Saturday, January 30, 2010

A Super Bowl ad we can do without

By GottaLaff

http://www.naset.org/uploads/pics/choice.gif

This morning on MSNBC, Alex Witt and Courtney Hazlett were analyzing past Super Bowl ads and why they were unsuccessful.

One ad in particular was targeted for having racist undertones. Hazlett opined that Super Bowl ads bomb when they are politically divisive. Divisive ads just won't do, they're a big no-no. She was emphatic about that.

However.

Not a word was uttered about the Focus on the Family's anti-choice spot. The very same one that Preachy McFacebook defended. Not. One. Word.

Call me crazy, but IMHO, the Tebow ad is just a tad politically divisive.

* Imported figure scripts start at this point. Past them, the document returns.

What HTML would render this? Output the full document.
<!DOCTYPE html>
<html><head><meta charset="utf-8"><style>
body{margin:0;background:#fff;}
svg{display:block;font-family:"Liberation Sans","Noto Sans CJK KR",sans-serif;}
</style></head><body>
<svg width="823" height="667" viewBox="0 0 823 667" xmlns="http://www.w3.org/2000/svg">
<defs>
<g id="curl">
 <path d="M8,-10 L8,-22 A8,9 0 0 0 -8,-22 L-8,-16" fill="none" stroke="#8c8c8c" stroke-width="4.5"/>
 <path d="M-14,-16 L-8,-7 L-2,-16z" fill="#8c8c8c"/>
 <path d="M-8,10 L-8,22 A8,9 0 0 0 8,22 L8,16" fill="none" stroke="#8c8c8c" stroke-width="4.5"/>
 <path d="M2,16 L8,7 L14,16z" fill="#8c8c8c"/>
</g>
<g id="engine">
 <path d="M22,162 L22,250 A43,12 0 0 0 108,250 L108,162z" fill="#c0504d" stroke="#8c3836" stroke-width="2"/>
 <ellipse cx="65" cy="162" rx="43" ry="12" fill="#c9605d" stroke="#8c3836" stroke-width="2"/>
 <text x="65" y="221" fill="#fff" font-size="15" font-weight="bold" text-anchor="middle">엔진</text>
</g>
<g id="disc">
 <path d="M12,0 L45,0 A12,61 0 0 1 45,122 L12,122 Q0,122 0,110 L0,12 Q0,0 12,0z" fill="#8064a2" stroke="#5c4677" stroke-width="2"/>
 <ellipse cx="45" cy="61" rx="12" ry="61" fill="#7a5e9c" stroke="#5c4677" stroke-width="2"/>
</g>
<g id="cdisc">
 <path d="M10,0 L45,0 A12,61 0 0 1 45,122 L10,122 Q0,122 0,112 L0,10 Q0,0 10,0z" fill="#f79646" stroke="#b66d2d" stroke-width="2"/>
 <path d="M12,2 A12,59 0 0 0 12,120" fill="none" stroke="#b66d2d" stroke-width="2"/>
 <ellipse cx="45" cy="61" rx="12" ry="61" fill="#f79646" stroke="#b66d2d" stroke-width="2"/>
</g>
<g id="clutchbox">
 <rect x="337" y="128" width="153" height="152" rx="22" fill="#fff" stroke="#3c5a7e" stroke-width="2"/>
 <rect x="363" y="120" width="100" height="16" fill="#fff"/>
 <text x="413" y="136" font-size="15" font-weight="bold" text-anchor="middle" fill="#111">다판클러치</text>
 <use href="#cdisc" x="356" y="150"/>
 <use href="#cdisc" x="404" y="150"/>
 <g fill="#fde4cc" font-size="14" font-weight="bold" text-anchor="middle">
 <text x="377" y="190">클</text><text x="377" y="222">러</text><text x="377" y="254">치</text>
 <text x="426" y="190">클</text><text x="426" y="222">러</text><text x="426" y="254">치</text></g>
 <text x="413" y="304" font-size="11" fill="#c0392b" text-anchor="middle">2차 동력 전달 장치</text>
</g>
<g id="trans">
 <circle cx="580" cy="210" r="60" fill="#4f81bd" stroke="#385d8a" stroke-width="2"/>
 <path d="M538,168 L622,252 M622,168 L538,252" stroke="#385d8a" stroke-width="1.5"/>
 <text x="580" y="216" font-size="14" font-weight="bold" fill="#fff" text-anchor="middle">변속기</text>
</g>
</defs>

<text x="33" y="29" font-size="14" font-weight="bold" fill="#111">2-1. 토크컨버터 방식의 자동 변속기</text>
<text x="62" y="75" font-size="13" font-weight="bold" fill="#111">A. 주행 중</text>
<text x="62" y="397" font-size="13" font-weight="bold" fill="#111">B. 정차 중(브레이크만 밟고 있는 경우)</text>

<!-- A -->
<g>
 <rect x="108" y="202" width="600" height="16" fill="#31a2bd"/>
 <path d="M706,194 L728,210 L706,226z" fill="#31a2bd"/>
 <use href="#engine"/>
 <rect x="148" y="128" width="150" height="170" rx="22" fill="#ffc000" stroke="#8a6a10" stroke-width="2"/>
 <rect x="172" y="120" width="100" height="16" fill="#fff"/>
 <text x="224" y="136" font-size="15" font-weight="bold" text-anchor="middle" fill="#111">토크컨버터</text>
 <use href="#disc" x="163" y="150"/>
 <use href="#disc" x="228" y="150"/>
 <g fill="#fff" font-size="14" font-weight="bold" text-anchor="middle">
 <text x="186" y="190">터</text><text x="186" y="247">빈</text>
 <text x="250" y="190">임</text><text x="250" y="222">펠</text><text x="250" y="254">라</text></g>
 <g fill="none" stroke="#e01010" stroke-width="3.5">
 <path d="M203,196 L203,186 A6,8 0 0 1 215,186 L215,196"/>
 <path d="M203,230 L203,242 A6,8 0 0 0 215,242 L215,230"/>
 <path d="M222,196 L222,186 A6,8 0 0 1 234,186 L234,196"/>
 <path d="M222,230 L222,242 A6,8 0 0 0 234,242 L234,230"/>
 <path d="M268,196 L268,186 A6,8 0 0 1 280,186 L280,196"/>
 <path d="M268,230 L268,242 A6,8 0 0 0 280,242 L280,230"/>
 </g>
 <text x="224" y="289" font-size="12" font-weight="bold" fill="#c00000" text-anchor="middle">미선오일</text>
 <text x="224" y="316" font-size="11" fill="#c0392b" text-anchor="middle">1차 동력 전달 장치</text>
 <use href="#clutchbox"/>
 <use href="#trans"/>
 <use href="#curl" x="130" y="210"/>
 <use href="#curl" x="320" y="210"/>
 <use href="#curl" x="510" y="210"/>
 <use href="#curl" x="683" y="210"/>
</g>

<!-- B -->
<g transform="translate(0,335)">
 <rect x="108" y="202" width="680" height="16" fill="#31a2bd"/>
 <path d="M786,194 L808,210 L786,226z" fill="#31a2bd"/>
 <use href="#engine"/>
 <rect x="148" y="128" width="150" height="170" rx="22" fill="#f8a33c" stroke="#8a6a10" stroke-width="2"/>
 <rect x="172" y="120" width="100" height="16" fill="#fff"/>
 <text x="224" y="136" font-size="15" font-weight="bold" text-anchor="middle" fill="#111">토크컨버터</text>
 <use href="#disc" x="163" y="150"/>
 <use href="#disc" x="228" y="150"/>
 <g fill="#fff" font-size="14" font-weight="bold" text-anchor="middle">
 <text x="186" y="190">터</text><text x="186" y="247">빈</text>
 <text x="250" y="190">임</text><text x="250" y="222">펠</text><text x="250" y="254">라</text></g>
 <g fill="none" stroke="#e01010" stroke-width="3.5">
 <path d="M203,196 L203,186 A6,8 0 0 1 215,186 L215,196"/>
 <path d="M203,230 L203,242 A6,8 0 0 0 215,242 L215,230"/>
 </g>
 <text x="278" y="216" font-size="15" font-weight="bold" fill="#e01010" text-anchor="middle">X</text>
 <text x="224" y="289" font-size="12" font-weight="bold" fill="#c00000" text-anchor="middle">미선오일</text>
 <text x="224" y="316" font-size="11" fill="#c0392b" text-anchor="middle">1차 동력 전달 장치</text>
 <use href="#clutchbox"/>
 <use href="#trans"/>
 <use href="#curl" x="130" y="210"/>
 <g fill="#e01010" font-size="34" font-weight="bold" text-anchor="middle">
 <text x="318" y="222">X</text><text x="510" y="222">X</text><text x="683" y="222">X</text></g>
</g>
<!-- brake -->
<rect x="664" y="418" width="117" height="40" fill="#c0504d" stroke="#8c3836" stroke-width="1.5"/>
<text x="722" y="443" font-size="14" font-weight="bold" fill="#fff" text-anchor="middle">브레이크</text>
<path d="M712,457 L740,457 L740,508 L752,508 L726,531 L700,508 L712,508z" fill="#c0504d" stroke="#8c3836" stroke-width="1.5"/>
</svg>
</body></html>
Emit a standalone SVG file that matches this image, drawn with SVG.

Which brings me to Tim Rutten's take:

The Super Bowl, which is this country's most-watched television event, also has evolved into the world's premier showcase for video advertising. Until now, though, the networks always have declined to accept issue-oriented or political spots. In recent years, for example, they've turned down ads from the liberal activist group MoveOn.org and the United Church of Christ. [...]

Tim Tebow, and his mother, Pam [...] will describe how, while working as a missionary in the Philippines and seven months pregnant with Tim, she contracted dysentery and fell into a coma. When she awoke, according to her account, doctors said the drugs they'd used to treat her virtually guaranteed a life-threatening stillbirth. They advised an abortion. She declined out of religious conviction.

So she made a--Oh, what's that word again? Oh yeah-- choice.

Is there really a difference between this sort of Super Bowl ad and the other 60-odd trying to sell you beer or cars or computers? Yes. One is a pitch; the other is proselytizing. We suffer the former as the price of life in a consumer society; we abhor the latter as a coarse invasion of privacy. There are moments when we open ourselves to moral persuasion, and moments when we're entitled to simple recreation. It's the sort of distinction on which civility relies. [...]

The Tebows' story is a tribute to this country's respect for choice -- though somebody else will have to pay to get that message across.

Unless, of course, their message is rejected.